Tuesday, July 13, 2010

Twonk


I went to a quiz last night organised by UKTV channel G.O.L.D.

It was held at a social club in Euston that had been decked out like the Nag's Head in Only Fools And Horses - not that it needed it, it had it all going on already - and it was hosted by Boycie actor John Challis.

It was fun. We came third.

Knocking around all night were lookalikes of Uncle Albert and Del Boy. I've seen the Del Boy one a lot at things over the years. He's aged along with David Jason and is uncannily like him. With his camel coat and his Del Boy patter and his wristsful of watches and flat cap, he lives the dream.

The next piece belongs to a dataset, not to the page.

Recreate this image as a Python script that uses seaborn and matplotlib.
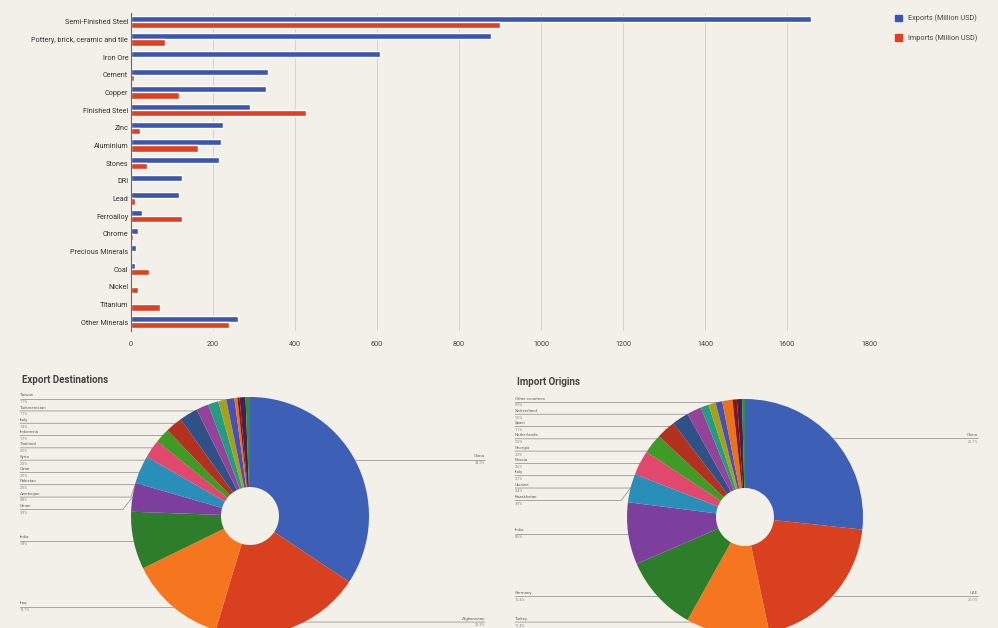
import numpy as np
import pandas as pd
import matplotlib
matplotlib.use("Agg")
import matplotlib.pyplot as plt
from matplotlib.patches import Patch
import seaborn as sns

# --- bar chart data (million USD) ---
minerals = ["Semi-Finished Steel", "Pottery, brick, ceramic and tile", "Iron Ore", "Cement",
            "Copper", "Finished Steel", "Zinc", "Aluminium", "Stones", "DRI", "Lead",
            "Ferroalloy", "Chrome", "Precious Minerals", "Coal", "Nickel", "Titanium",
            "Other Minerals"]
exports_musd = [1658, 878, 607, 334, 329, 290, 224, 219, 215, 124, 117, 27, 17, 12, 10, 0, 0, 261]
imports_musd = [900, 83, 0, 7, 117, 427, 22, 163, 39, 0, 10, 124, 5, 0, 44, 17, 71, 239]
series_names = ["Exports (Million USD)", "Imports (Million USD)"]
x_ticks = [0, 200, 400, 600, 800, 1000, 1200, 1400, 1600, 1800]

# --- pie data (share, %) ---
export_countries = ["China", "Afghanistan", "Iraq", "India", "Oman", "Azerbaijan", "Pakistan",
                    "Qatar", "Syria", "Thailand", "Indonesia", "Italy", "Turkmenistan", "Taiwan",
                    "Armenia", "Kuwait", "Lebanon", "Others"]
export_share = [34.3, 20.3, 13.1, 7.8, 3.9, 3.8, 2.5, 2.0, 2.3, 2.5, 1.7, 1.4, 1.1, 1.1,
                0.4, 0.3, 0.8, 0.6]
import_countries = ["China", "UAE", "Turkey", "Germany", "India", "Kazakhstan", "Ukraine",
                    "Italy", "Russia", "Georgia", "Netherlands", "Spain", "Switzerland",
                    "Other countries", "Brazil", "Japan", "South Korea", "France"]
import_share = [26.7, 20.0, 11.4, 10.4, 8.5, 3.9, 3.4, 2.7, 2.6, 2.3, 2.0, 1.1, 1.0, 0.9,
                1.4, 0.6, 0.7, 0.4]
n_pie_labels = 14

c_exp = "#3b56b0"
c_imp = "#e0401f"
pie_colors = ["#3d5fb5", "#d9401f", "#f5761f", "#2e7d2a", "#7d3f9e", "#2a8fb8", "#e2476e",
              "#3f9a26", "#b3321f", "#2f5187", "#944399", "#249c84", "#a5a21a", "#4a4fb5",
              "#e8731a", "#8b1510", "#4a1d50", "#2f8a4e"]
bg = "#f3f0e9"

sns.set_theme(style="white")
plt.rcParams["font.family"] = ["Roboto", "DejaVu Sans"]

W, H = 998, 628
fig = plt.figure(figsize=(W / 100, H / 100), dpi=100, facecolor=bg)


def px_rect(x0, y0, x1, y1):
    return [x0 / W, 1 - y1 / H, (x1 - x0) / W, (y1 - y0) / H]


# ---------------- bar chart ----------------
ax = fig.add_axes(px_rect(131, 13, 869, 331))
ax.set_facecolor(bg)
df = pd.DataFrame({
    "mineral": minerals * 2,
    "value": exports_musd + imports_musd,
    "series": [series_names[0]] * len(minerals) + [series_names[1]] * len(minerals),
})
sns.barplot(data=df, x="value", y="mineral", hue="series", orient="h",
            palette=[c_exp, c_imp], width=0.7, saturation=1, errorbar=None,
            legend=False, ax=ax)
ax.set_xlim(0, 1800)
ax.set_ylim(len(minerals) - 0.5, -0.5)
ax.set_xticks(x_ticks)
ax.set_xlabel("")
ax.set_ylabel("")
for s in ["top", "right", "bottom"]:
    ax.spines[s].set_visible(False)
ax.spines["left"].set_color("#666666")
ax.spines["left"].set_linewidth(0.8)
ax.grid(axis="x", color="#cfccc5", linewidth=0.55)
ax.set_axisbelow(True)
ax.tick_params(axis="x", length=0, pad=7, labelsize=5.2, labelcolor="#444444")
ax.tick_params(axis="y", length=0, pad=2, labelsize=5.2, labelcolor="#333333")

fig.legend(handles=[Patch(color=c_exp, label=series_names[0]),
                    Patch(color=c_imp, label=series_names[1])],
           loc="upper left", bbox_to_anchor=(888 / W, 1 - 8 / H), frameon=False,
           fontsize=5.2, handlelength=1.0, handleheight=1.0, handletextpad=0.9,
           labelspacing=1.6, labelcolor="#444444")


# ---------------- pies ----------------
def draw_pie(cx, cy, r, x0, x1, lab_l, lab_r, names, shares, title, title_xy):
    # axes spanning pixel box, data units = pie radius
    y0, y1 = 370, H
    pax = fig.add_axes(px_rect(x0, y0, x1, y1))
    pax.pie(shares, colors=pie_colors[:len(shares)], startangle=90, counterclock=False,
            radius=1, wedgeprops=dict(width=1 - 29 / r, linewidth=0, zorder=3))
    xlim = ((x0 - cx) / r, (x1 - cx) / r)
    ylim = (-(y1 - cy) / r, (cy - y0) / r)
    pax.set_xlim(*xlim)
    pax.set_ylim(*ylim)
    pax.set_aspect("auto")
    pax.axis("off")

    total = float(sum(shares))
    cum = np.concatenate([[0], np.cumsum(shares)])
    xl, xr = (lab_l - cx) / r, (lab_r - cx) / r
    bottom = ylim[0] + 0.05
    left, right = [], []
    for i in range(n_pie_labels):
        mid = np.radians((cum[i] + shares[i] / 2) / total * 360)
        px, py = np.sin(mid), np.cos(mid)
        item = (py, px, names[i], shares[i] / total * 100)
        (right if px >= 0 else left).append(item)

    gap = 12.3 / r
    for side, items in (("l", left), ("r", right)):
        items.sort(key=lambda t: -t[0])
        prev = None
        for py, px, name, pct in items:
            y = py if prev is None else min(py, prev - gap)
            y = max(y, bottom)
            prev = y
            if side == "l":
                xs, ys = [xl, px - 0.08, px], [y, y, py]
                tx, ha = xl, "left"
            else:
                xs, ys = [px, px + 0.08, xr], [py, y, y]
                tx, ha = xr, "right"
            pax.plot(xs, ys, color="#8a8884", lw=0.5, zorder=1, clip_on=False)
            pax.text(tx, y + 0.012, name, ha=ha, va="bottom", fontsize=3.2, color="#666666")
            pax.text(tx, y - 0.012, f"{pct:.1f}%", ha=ha, va="top", fontsize=2.8,
                     color="#888888")

    fig.text(title_xy[0] / W, 1 - title_xy[1] / H, title, fontsize=7, fontweight="bold",
             color="#444444", va="center", ha="left")


draw_pie(250, 516, 119, 0, 499, 20, 485, export_countries, export_share,
         "Export Destinations", (22, 380))
draw_pie(745, 517, 118, 499, W, 515, 978, import_countries, import_share,
         "Import Origins", (517, 382))

fig.savefig("out.png", dpi=100, facecolor=bg)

When me and a colleague were having a fag outside between rounds, he came by with his penis x-rays and his Viagra jokes and while mange tout, mange tout-ing we managed to get him out of character for about five minutes. He's a former actor - he's played the dame - he's been doing this for 15 years, everyone thinks he's David Jason but he's not allowed to pretend he is to autograph hunters so signs himself Del Boy 2. And his name's Maurice.

Hat's off to him, he must make a good living out of it. But what a strange life. Can there more bizarre than being someone but not having all the benefits that actually being that person involves? This impersonator is an actor by trade, and now he acts as David Jason as Del Boy as a full-time job. Well, it's a means to an end and he seems to enjoy it.

If it all went tits up, who would you be?

11 comments:

Ishouldbeworking said...

I'm pretty sure I could still do a creditable 'Shirlie', if there's a Pepsi and Shirlie tribute band out there missing a talentless blonde. I got mistaken for her regularly for YEARS.

Bright Ambassador said...

I'm reading Louise Wener's excellent book at the minute. In it she describes having to hire 50 Elvis impersonators for a video shoot. The agency they used ran out of Elvises and sent Bogart and Newman lookalikes to help out. Apparently, they were rather put out and having to be Elvis as "anyone can do that."

redscharlach said...

I don't really resemble anyone much, so my impersonation career would be pretty desperate. At a pinch, maybe I could get some heavy framed glasses and a wig, and do Nana Mouskouri? Then perhaps you should get a pullover and a rocking chair, FC, and we could duet on stools.

Five-Centres said...

That's a given, RS. I'm looking forward to the next Cream night indeed.

TimT said...

Mrs T reckons I'm the spitting image of David Mitchell (the comedian, not the novelist) and gets exasperated at the amount of time I spend watching ‘myself’ on TV.

He does spread himself pretty thin, so maybe I should offer my services. Only trouble is, I’m not *quite* as funny as he is.

Five-Centres said...

I can see her point TT, as I've thought it myself, though actually Mrs F-C and I agree that there's a lot of you in the senior partner in The Good Wife. Josh Charles, is his name. Google him.

Mondo said...

I couldn't do it. Imagine spending an evening being an own brand version of some other bugger? It must awful if you're president, prime minister or Bond-a-like great while it lasts - but your days are numbered

John Medd said...

I interviewed Andrew Harrison a couple of years ago - he plays John in The Bootleg Beatles. He was on the verge of jacking it in when Lennon was murdered. But now he's been a 'Beatle' for 30 years! Click here for the full interview.

John Medd said...

With apologies to Neil Harrison. I don't know where I got Andrew from!

Five-Centres said...

Andrew Harrison of The Word? That's interesting. It's like that woman who's the Queen, Jeanette Charles. Still going strong, looks nothing like her at all. Too fat. Whereas Helen Mirren was too thin.

TimT said...

Hmm, I sort of see what you mean re Josh Charles. But he’s a bit – how shall I put it? – sleeker than me, I think. Just a tad.